Mais pourquoi le Maréchal fut-il monomane, comment le devint-il? C'est ce que tous les Lombroso de la terre ignorent. Les lésions de l'encéphale, l'adhérence au cerveau de la pie-mère ne signifient absolument rien dans ces questions.

Ce sont de simples résultantes, des effets dérivés d'une cause qu'il faudrait expliquer et qu'aucun matérialiste n'explique. Il est vraiment trop facile de déclarer qu'une perturbation des lobes cérébraux produit des assassins et des sacrilèges; les fameux aliénistes de notre temps prétendent que l'analyse du cerveau d'une folle décèle une lésion ou une altération de la substance grise.

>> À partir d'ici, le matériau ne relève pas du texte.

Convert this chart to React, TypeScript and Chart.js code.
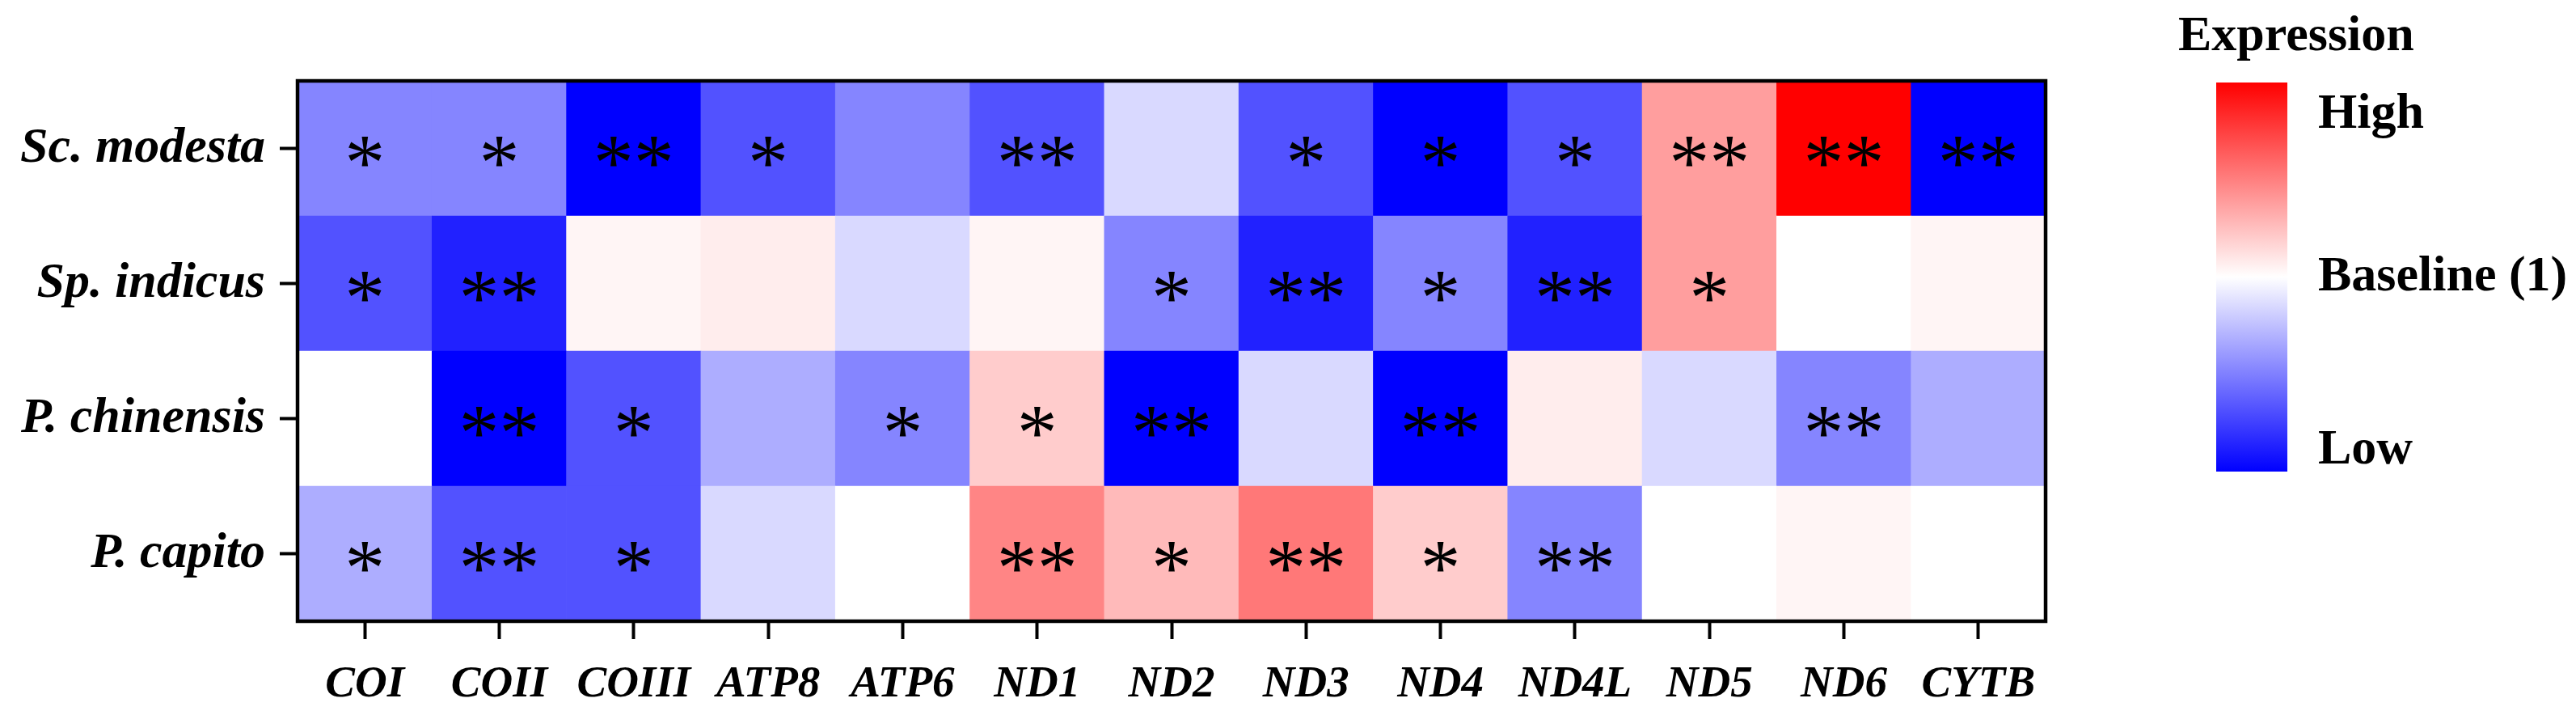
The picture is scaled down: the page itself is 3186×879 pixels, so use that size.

Et quand même cela serait! Il resterait à savoir, pour une femme atteinte de démonomanie par exemple, si la lésion s'est produite parce qu'elle est démonomane ou si elle est devenue démonomane par suite de cette lésion, -en admettant qu'il y en ait une! Les Comprachicos spirituels ne s'adressent point encore à la chirurgie, n'amputent pas des lobes soi-disant connus, après de studieux trépans; ils se bornent à agir sur l'élève, à lui inculquer des idées ignobles, à développer ses mauvais instincts, à le pousser peu à peu dans la voie du vice, c'est plus sûr; et si cette gymnastique de la persuasion altère chez le patient les tissus de la cervelle, cela prouve justement que la lésion n'est que le dérivé et non la cause d'un état d'âme!

Et puis… et puis… ces doctrines qui consistent à confondre maintenant les criminels et les aliénés, les démonomanes et les fous, sont insensées quand on y songe! Il y a de cela neuf années, un enfant de quatorze ans, Félix Lemaître, assassine un petit garçon qu'il ne connaît pas, parce qu'il convoite de le voir souffrir et d'entendre ses cris. Il lui fend le ventre avec un couteau, tourne et retourne la lame dans le trou tiède, puis il lui scie lentement le col. Il ne témoigne d'aucun repentir, se révèle, dans l'interrogatoire qu'il subit, intelligent et atroce.

Le Dr Legrand Du Saulle, d'autres spécialistes, l'ont surveillé patiemment pendant des mois, jamais ils n'ont pu constater chez lui un symptôme de folie, un semblant de manie même. Et celui-là avait été presque bien élevé, n'avait même pas été perverti par d'autres!

C'est absolument comme les démonomanes, conscients ou inconscients, qui font le mal pour le mal; ils ne sont pas plus fous que le moine ravi dans sa cellule, que l'homme qui fait le bien pour le bien.

Ils sont, loin de toute médecine, aux deux pôles opposés de l'âme, et voilà tout!

Au quinzième siècle, ces tendances extrêmes furent représentées par Jeanne D'Arc et par le Maréchal De Rais. Or il n'y a pas de raison pour que Gilles soit plutôt insane que la Pucelle dont les admirables excès n'ont aucun rapport avec les vésanies et les délires!